АТ: И да, и нет. Да, потому что действительно в спектакле «Богема» сошлись несколько вещей. Молодая генерация актеров (молодая Гурякова, молодая Герзмава, молодые Ахмет Агади, Роман Улыбин, Андрей Батуркин), выпускников или даже еще студентов Московской консерватории. Успех — спектакль многими был признан успешным, он имел в основном хорошую критику, полные залы. Через 7 лет после постановки, в 2002 году, этот спектакль совершил огромное турне по США и побил там рекорд. Мы сыграли 42 спектакля, и каждый раз эта довольно искушенная публика вставала. В этом смысле да, возможно, какой-то отсчет от «Богемы» вести можно. А нет, потому что я все равно не собирался переворачивать театр вверх дном. Я знал и любил его традиции, здесь работал много лет мой учитель Лев Дмитриевич Михайлов. Это его портрет вы видите на столике. Он был учеником Леонида Васильевича Баратова, который тоже много лет был здесь главным режиссером, учился у Немировича-Данченко. Я хотел делать новое и живое, не отвергая и не опротестовывая своих предков и учителей, в духе этого театра, где всегда была важна и режиссура, и живой актер. Здесь работали замечательные сценографы, эту линию крайне важно было продолжить.
КМ: Расскажите, пожалуйста, про эксперименты на малой сцене.

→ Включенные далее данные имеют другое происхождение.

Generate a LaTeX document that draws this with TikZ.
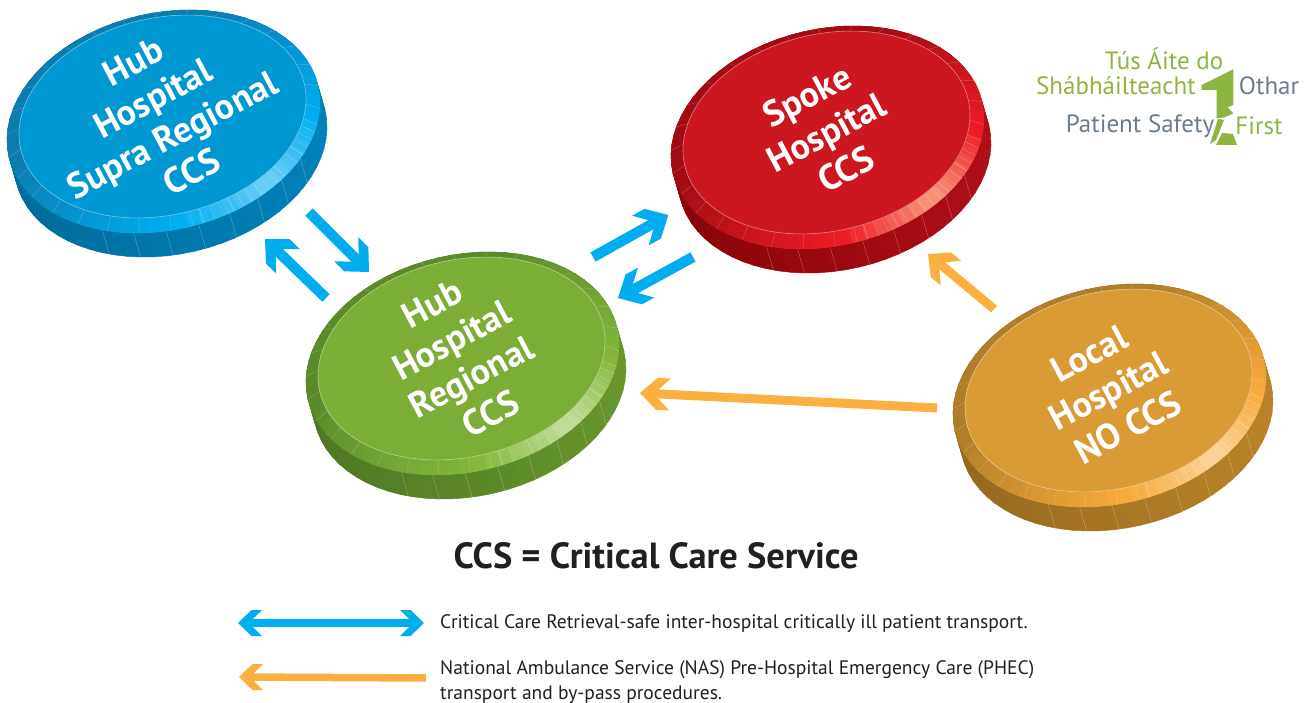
\documentclass[tikz,border=0pt]{standalone}
\usepackage{fontspec}
\setmainfont{PT Sans}
\usetikzlibrary{arrows.meta,shapes.geometric}

\definecolor{transferblue}{HTML}{00AEEF}
\definecolor{nasorange}{HTML}{FBB040}
\definecolor{inktext}{HTML}{231F20}
\definecolor{logogreen}{HTML}{8CB63F}
\definecolor{logogrey}{HTML}{6B7C8C}

\definecolor{supraface}{HTML}{0098D2}
\definecolor{suprarim}{HTML}{0A7CB0}
\definecolor{suprasat}{HTML}{00AEEF}
\definecolor{suprapale}{HTML}{6DCFF6}
\definecolor{supradark}{HTML}{006B99}
\definecolor{supralight}{HTML}{0081B8}

\definecolor{spokeface}{HTML}{CC171F}
\definecolor{spokerim}{HTML}{A00C12}
\definecolor{spokesat}{HTML}{ED1C24}
\definecolor{spokepale}{HTML}{F79A7C}
\definecolor{spokedark}{HTML}{870306}
\definecolor{spokelight}{HTML}{AE0E15}

\definecolor{regionalface}{HTML}{7BAD37}
\definecolor{regionalrim}{HTML}{5C8A2A}
\definecolor{regionalsat}{HTML}{86B83C}
\definecolor{regionalpale}{HTML}{C4DE9C}
\definecolor{regionaldark}{HTML}{4E7623}
\definecolor{regionallight}{HTML}{66962C}

\definecolor{localface}{HTML}{DA9A36}
\definecolor{localrim}{HTML}{B07D2A}
\definecolor{localsat}{HTML}{F8A93B}
\definecolor{localpale}{HTML}{FDD49A}
\definecolor{localdark}{HTML}{95671F}
\definecolor{locallight}{HTML}{B98228}

\pgfdeclarearrow{
  name=Chevron,
  parameters={\the\pgfarrowlength,\the\pgfarrowwidth},
  setup code={
    \pgfarrowssettipend{0pt}
    \pgfarrowssetbackend{-\pgfarrowlength}
    \pgfarrowssetvisualbackend{-\pgfarrowlength}
    \pgfarrowssetlineend{-.6\pgfarrowlength}
    \pgfarrowssavethe\pgfarrowlength
    \pgfarrowssavethe\pgfarrowwidth
    \pgfarrowshullpoint{0pt}{0pt}
    \pgfarrowshullpoint{-\pgfarrowlength}{.5\pgfarrowwidth}
    \pgfarrowshullpoint{-\pgfarrowlength}{-.5\pgfarrowwidth}
  },
  drawing code={
    \pgfpathmoveto{\pgfpoint{0pt}{0pt}}
    \pgfpathlineto{\pgfpoint{-.56\pgfarrowlength}{.5\pgfarrowwidth}}
    \pgfpathlineto{\pgfpoint{-\pgfarrowlength}{.5\pgfarrowwidth}}
    \pgfpathlineto{\pgfpoint{-.62\pgfarrowlength}{.15\pgfarrowwidth}}
    \pgfpathlineto{\pgfpoint{-.62\pgfarrowlength}{-.15\pgfarrowwidth}}
    \pgfpathlineto{\pgfpoint{-\pgfarrowlength}{-.5\pgfarrowwidth}}
    \pgfpathlineto{\pgfpoint{-.56\pgfarrowlength}{-.5\pgfarrowwidth}}
    \pgfpathclose
    \pgfusepathqfill
  },
  defaults={length=32pt,width=34pt}
}

\tikzset{
  coinface/.style={ellipse,inner sep=0pt,minimum width=291pt,minimum height=197pt,rotate=13},
  coinlabel/.style={rotate=28,align=center,inner sep=0pt,text=white,font=\fontsize{36}{41.5}\selectfont\bfseries},
  logotext/.style={font=\fontsize{25}{27}\selectfont},
  transfer/.style={transferblue,line width=10.5pt,-{Chevron[length=32pt,width=34pt]}},
  bypass/.style={nasorange,line width=9pt,-{Chevron[length=30pt,width=32pt]}},
  legendtext/.style={anchor=west,align=left,inner sep=0pt,text=inktext,font=\fontsize{19.5}{24.5}\selectfont},
}

% name, face centre, colour prefix, label
\newcommand{\hospitalcoin}[5]{
  \begin{scope}[shift={(#2+1,#3+5)},rotate=13]
    \foreach \seg in {0,5,...,355}{
      \pgfmathsetmacro{\segnext}{\seg+5}
      \pgfmathtruncatemacro{\sidemix}{50+50*cos(\seg-10)}
      \colorlet{segcolor}{#4light!\sidemix!#4dark}
      \path[fill=segcolor,draw=segcolor,line width=.5pt] ({158.6*cos(\seg)},{108.4*sin(\seg)}) -- ({158.6*cos(\segnext)},{108.4*sin(\segnext)}) -- ({158.6*cos(\segnext)+1.4},{108.4*sin(\segnext)+25}) -- ({158.6*cos(\seg)+1.4},{108.4*sin(\seg)+25}) -- cycle;
    }
    \foreach \seg in {38,50,...,122}
      \draw[white,opacity=.35,line width=.4pt] ({158.6*cos(\seg)},{108.4*sin(\seg)}) -- ({158.6*cos(\seg)+1.4},{108.4*sin(\seg)+25});
    \foreach \seg in {0,5,...,355}{
      \pgfmathsetmacro{\segnext}{\seg+5}
      \pgfmathsetmacro{\segdist}{abs(mod(\seg+2.5-55+540,360)-180)}
      \pgfmathtruncatemacro{\palemix}{max(0,100*(1-\segdist/38))}
      \pgfmathtruncatemacro{\satmix}{max(0,min(100,100*(1-(\segdist-38)/82)))}
      \colorlet{segcolor}{#4sat!\satmix!#4rim}
      \colorlet{segcolor}{#4pale!\palemix!segcolor}
      \path[fill=segcolor,draw=segcolor,line width=.5pt] ({158.6*cos(\seg)},{108.4*sin(\seg)}) -- ({158.6*cos(\segnext)},{108.4*sin(\segnext)}) -- ({.15+145.5*cos(\segnext)},{-5.1+98.6*sin(\segnext)}) -- ({.15+145.5*cos(\seg)},{-5.1+98.6*sin(\seg)}) -- cycle;
    }
    \foreach \seg in {0,12,...,348,20,24,...,88}
      \draw[white,opacity=.25,line width=.4pt] ({158.6*cos(\seg)},{108.4*sin(\seg)}) -- ({.15+145.5*cos(\seg)},{-5.1+98.6*sin(\seg)});
  \end{scope}
  \node[coinface,fill=#4face,draw=white!45!#4face,line width=.6pt] (#1) at (#2,#3) {};
  \node[coinlabel] (#1label) at (#1) {#5};
}

\begin{document}
\begin{tikzpicture}[x=1pt,y=-1pt]
    \useasboundingbox (0,0) rectangle (1312,703);
    \hospitalcoin{supra}{162.5}{116.5}{supra}{Hub\\Hospital\\Supra Regional\\CCS}
    \hospitalcoin{spoke}{826.5}{132.5}{spoke}{Spoke\\Hospital\\CCS}
    \hospitalcoin{regional}{461.5}{358.5}{regional}{Hub\\Hospital\\Regional\\CCS}
    \hospitalcoin{local}{1108.5}{390.5}{local}{Local\\Hospital\\NO CCS}

    \draw[transfer] ([shift={(146.5,95.5)}]supra.center) -- ([shift={(-92.5,-86.5)}]regional.center);
    \draw[transfer] ([shift={(-135.5,-60.5)}]regional.center) -- ([shift={(102.5,122.5)}]supra.center);
    \draw[transfer] ([shift={(131.5,-101.5)}]regional.center) -- ([shift={(-158.2,82.5)}]spoke.center);
    \draw[transfer] ([shift={(-133.5,124.5)}]spoke.center) -- ([shift={(156.5,-60.5)}]regional.center);
    \draw[bypass] ([shift={(-114.5,-81.5)}]local.center) -- ([shift={(101.5,121.5)}]spoke.center);
    \draw[bypass] ([shift={(-171.5,17.5)}]local.center) -- ([shift={(178.5,34.5)}]regional.center);

    \node[text=inktext,font=\fontsize{36.4}{40}\selectfont\bfseries] (title) at (656,556) {CCS = Critical Care Service};

    \node[legendtext] (legendretrieval) at (440,624) {Critical Care Retrieval-safe inter-hospital critically ill patient transport.};
    \node[legendtext] (legendnas) at (440,682) {National Ambulance Service (NAS) Pre-Hospital Emergency Care (PHEC)\\transport and by-pass procedures.};
    \draw[transferblue,line width=7.5pt,{Chevron[length=24pt,width=26pt]}-{Chevron[length=24pt,width=26pt]}] ([xshift=-202pt,yshift=1pt]legendretrieval.west) -- ([xshift=-16pt,yshift=1pt]legendretrieval.west);
    \draw[nasorange,line width=7.5pt,{Chevron[length=24pt,width=26pt]}-] ([xshift=-201pt,yshift=5pt]legendnas.west) -- ([xshift=-14pt,yshift=4pt]legendnas.west);

    % logo
    \node[logotext,text=logogreen] (logotop) at (1164,59) {Tús Áite do};
    \node[logotext,text=logogreen] (logoirish) at (1116,86) {Shábháilteacht};
    \node[logotext,text=logogrey] (logoothar) at (1269,86) {Othar};
    \node[logotext,text=logogrey] (logosafety) at (1140,126) {Patient Safety};
    \node[logotext,text=logogreen] (logofirst) at (1259,126) {First};
    \fill[logogreen] (1201.7,85) -- (1233.3,69.3) -- (1233.3,105) -- (1227.3,107.3) -- (1233.3,113.3) -- (1225,117.3) -- (1216.7,118.3) -- (1216.7,90) -- (1201.7,90) -- cycle;
    \fill[logogreen] (1218,119) -- (1224,120) -- (1216,140) -- (1210,144) -- cycle;
    \fill[logogreen] (1222,133) -- (1233,134) -- (1237,145) -- (1216,145) -- cycle;
\end{tikzpicture}
\end{document}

АТ: Это была моя давняя мечта — иметь малую сцену в оперном театре. Потому что в свое время было модно обзаводиться малыми сценами драматическим театрам. И они этим сумели прорвать застой, привычку к большим площадкам, большим формам. Это близкий разговор со зрителем — один на один. Малейшая фальшь — как на ладони. Страшно счастлив, что мы, кажется, первый музыкальный театр в России, который сумел это сделать, и один из первых в мире, потому что не всякий театр имеет свою малую сцену. Есть произведения, которые не подходят для большой сцены. Они написаны для малого состава оркестра или могут быть вообще акапельными. Это может быть новая музыка, экспериментальная, старинная или давно забытая музыка. Судите сами. Здесь у нас идет «Кафе „Сократ“» — две одноактные оперы Эрика Сати и Дариуса Мийо. Владимир Кобекин, один из самых «ставящихся» наших современников, принес «Гамлета» с острым, ярким текстом Аркадия Застырца. Поставили и играем с редким наслаждением. Дима Крымов, которого я давно заманивал в оперу, рассказал мне несколько коротких историй, Кузьма Бодров их «омузыкалил» — так родилась «Смешанная техника», любопытнейший опус. И рядом — Моцарт: «Cosi» (шестой сезон на аншлагах) и «Волшебная флейта» — дипломный спектакль нашего с Игорем Ясуловичем курса в ГИТИСе. А первым спектаклем на Малой сцене была оперетта «Москва — Черемушки» Дмитрия Шостаковича с оркестровкой для малого состава оркестра, которую написал его студент Джерард Макберни. Это тоже был дипломный спектакль, но предыдущего курса (режиссер — Ирина Лычагина). Все наши с Ясуловичем курсы хотя бы один спектакль играют в театре. Такая традиция. «Свадьбу Фигаро» и «Альберта Херринга» Бриттена играли в фойе, теперь вот есть Малая сцена, и на ней аж два Моцарта. На «Волшебной флейте» бывают дети, они хохочут, я так счастлив. У нас ведь Моцарт не идет так, как во всем мире, в Германии, в Австрии. Там же он big star, понимаете. Там Моцарт, Верди, Пуччини, Гендель и Вагнер — пятерка наиболее часто ставящихся композиторов. А у нас из них только двое популярны — Верди и Пуччини.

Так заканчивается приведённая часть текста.